> Dataset content:

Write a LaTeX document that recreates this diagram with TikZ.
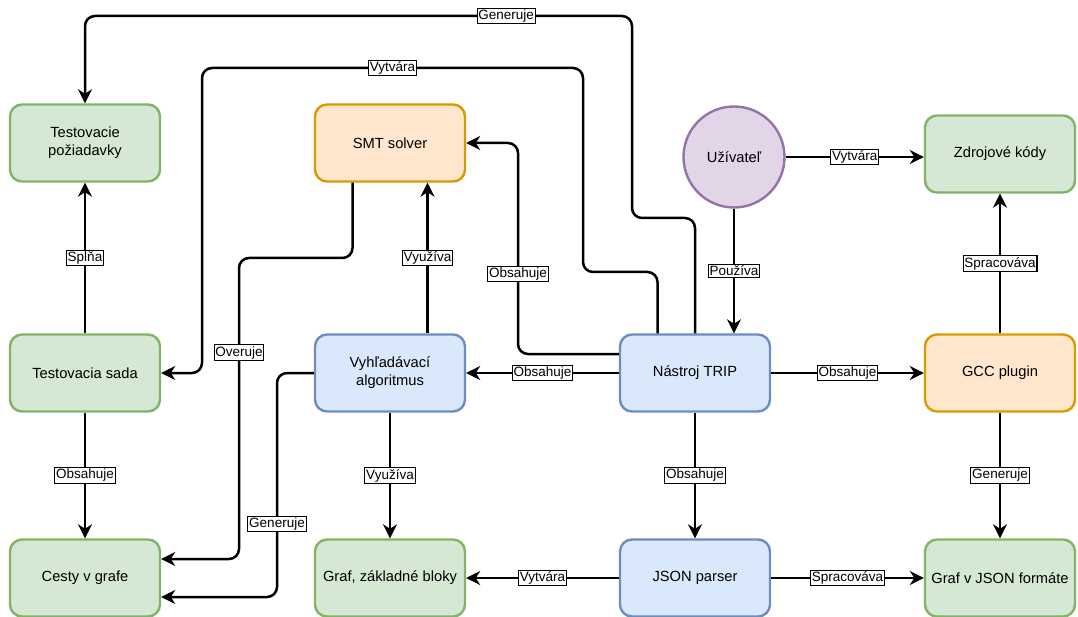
\documentclass[tikz,border=0pt]{standalone}
\usepackage{fontspec}
\setmainfont{Liberation Sans}
\usetikzlibrary{arrows.meta,positioning}

\definecolor{grnfill}{HTML}{D5E8D4}
\definecolor{grnline}{HTML}{82B366}
\definecolor{orgfill}{HTML}{FFE6CC}
\definecolor{orgline}{HTML}{D79B00}
\definecolor{blufill}{HTML}{DAE8FC}
\definecolor{bluline}{HTML}{6C8EBF}
\definecolor{purfill}{HTML}{E1D5E7}
\definecolor{purline}{HTML}{9673A6}

\begin{document}
\begin{tikzpicture}[x=1pt, y=-1pt,
            box/.style={rectangle, rounded corners=12pt, draw, line width=2.4pt,
                    minimum width=150pt, minimum height=77pt, align=center,
                    font=\fontsize{14.7}{18}\selectfont},
            outbox/.style={box, fill=grnfill, draw=grnline},
            extbox/.style={box, fill=orgfill, draw=orgline},
            modbox/.style={box, fill=blufill, draw=bluline},
            actor/.style={circle, draw=purline, fill=purfill, line width=2.4pt,
                    minimum size=101pt, font=\fontsize{14.7}{18}\selectfont},
            lbl/.style={draw=black, fill=white, sharp corners, line width=1.1pt,
                    inner sep=1.3pt, font=\fontsize{13.5}{15}\selectfont},
            >={Stealth[length=14pt,width=14pt,inset=4.5pt]},
            conn/.style={->, line width=2.5pt, rounded corners=10pt},
            node distance=152.6pt]

        \useasboundingbox (0,0) rectangle (1078,617);

        \node[outbox] (sada) at (85,373) {Testovacia sada};
        \node[modbox, right=of sada] (vyh) {Vyhľadávací\\algoritmus};
        \node[modbox, right=of vyh] (trip) {Nástroj TRIP};
        \node[extbox, right=of trip] (gcc) {GCC plugin};

        \node[outbox, above=150.6pt of sada] (poz) {Testovacie\\požiadavky};
        \node[extbox, above=150.6pt of vyh] (smt) {SMT solver};
        \node[actor, above=124.6pt of trip, xshift=39pt] (user) {Užívateľ};
        \node[outbox, above=139.6pt of gcc] (zdroj) {Zdrojové kódy};

        \node[outbox, below=125.6pt of sada] (cesty) {Cesty v grafe};
        \node[outbox, below=125.6pt of vyh] (graf) {Graf, základné bloky};
        \node[modbox, below=125.6pt of trip] (json) {JSON parser};
        \node[outbox, below=125.6pt of gcc] (gjson) {Graf v JSON formáte};

        \draw[conn] (trip.north) |- (632,218) -- (632,16)
            -| node[lbl,pos=0.115] {Generuje} (poz.north);
        \draw[conn] ([xshift=-37.5pt]trip.north) |- (583,272) -- (583,68)
            -- node[lbl] {Vytvára} (202,68) |- (sada.east);
        \draw[conn] ([yshift=19pt]trip.west) -| node[lbl,pos=0.69] {Obsahuje} (518,143) -- (smt.east);
        \draw[conn] (trip) -- node[lbl] {Obsahuje} (vyh);
        \draw[conn] (trip) -- node[lbl] {Obsahuje} (gcc);
        \draw[conn] (trip) -- node[lbl] {Obsahuje} (json);

        \draw[conn] (user) -- node[lbl] {Používa} (user |- trip.north);
        \draw[conn] (user) -- node[lbl] {Vytvára} (user -| zdroj.west);
        \draw[conn] (gcc) -- node[lbl] {Spracováva} (zdroj);
        \draw[conn] (gcc) -- node[lbl] {Generuje} (gjson);
        \draw[conn] (json) -- node[lbl] {Spracováva} (gjson);
        \draw[conn] (json) -- node[lbl] {Vytvára} (graf);

        \draw[conn] (vyh) -- node[lbl] {Využíva} (graf);
        \draw[conn] ([xshift=37.5pt]vyh.north) -- node[lbl] {Využíva} ([xshift=37.5pt]smt.south);
        \draw[conn] ([xshift=-37.5pt]smt.south) |- (239,258)
            |- node[lbl,pos=0.157] {Overuje} ([yshift=19pt]cesty.east);
        \draw[conn] (vyh.west) -- (277,373)
            |- node[lbl,pos=0.337] {Generuje} ([yshift=-19pt]cesty.east);

        \draw[conn] (sada) -- node[lbl] {Splňa} (poz);
        \draw[conn] (sada) -- node[lbl] {Obsahuje} (cesty);
    \end{tikzpicture}
\end{document}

> Work to complete: Leave the pictures out and please restate exactly the lines running from the start of the material through the one with "above=139.6pt of gcc]".

> Expected answer:
Write a LaTeX document that recreates this diagram with TikZ.
\documentclass[tikz,border=0pt]{standalone}
\usepackage{fontspec}
\setmainfont{Liberation Sans}
\usetikzlibrary{arrows.meta,positioning}

\definecolor{grnfill}{HTML}{D5E8D4}
\definecolor{grnline}{HTML}{82B366}
\definecolor{orgfill}{HTML}{FFE6CC}
\definecolor{orgline}{HTML}{D79B00}
\definecolor{blufill}{HTML}{DAE8FC}
\definecolor{bluline}{HTML}{6C8EBF}
\definecolor{purfill}{HTML}{E1D5E7}
\definecolor{purline}{HTML}{9673A6}

\begin{document}
\begin{tikzpicture}[x=1pt, y=-1pt,
            box/.style={rectangle, rounded corners=12pt, draw, line width=2.4pt,
                    minimum width=150pt, minimum height=77pt, align=center,
                    font=\fontsize{14.7}{18}\selectfont},
            outbox/.style={box, fill=grnfill, draw=grnline},
            extbox/.style={box, fill=orgfill, draw=orgline},
            modbox/.style={box, fill=blufill, draw=bluline},
            actor/.style={circle, draw=purline, fill=purfill, line width=2.4pt,
                    minimum size=101pt, font=\fontsize{14.7}{18}\selectfont},
            lbl/.style={draw=black, fill=white, sharp corners, line width=1.1pt,
                    inner sep=1.3pt, font=\fontsize{13.5}{15}\selectfont},
            >={Stealth[length=14pt,width=14pt,inset=4.5pt]},
            conn/.style={->, line width=2.5pt, rounded corners=10pt},
            node distance=152.6pt]

        \useasboundingbox (0,0) rectangle (1078,617);

        \node[outbox] (sada) at (85,373) {Testovacia sada};
        \node[modbox, right=of sada] (vyh) {Vyhľadávací\\algoritmus};
        \node[modbox, right=of vyh] (trip) {Nástroj TRIP};
        \node[extbox, right=of trip] (gcc) {GCC plugin};

        \node[outbox, above=150.6pt of sada] (poz) {Testovacie\\požiadavky};
        \node[extbox, above=150.6pt of vyh] (smt) {SMT solver};
        \node[actor, above=124.6pt of trip, xshift=39pt] (user) {Užívateľ};
        \node[outbox, above=139.6pt of gcc] (zdroj) {Zdrojové kódy};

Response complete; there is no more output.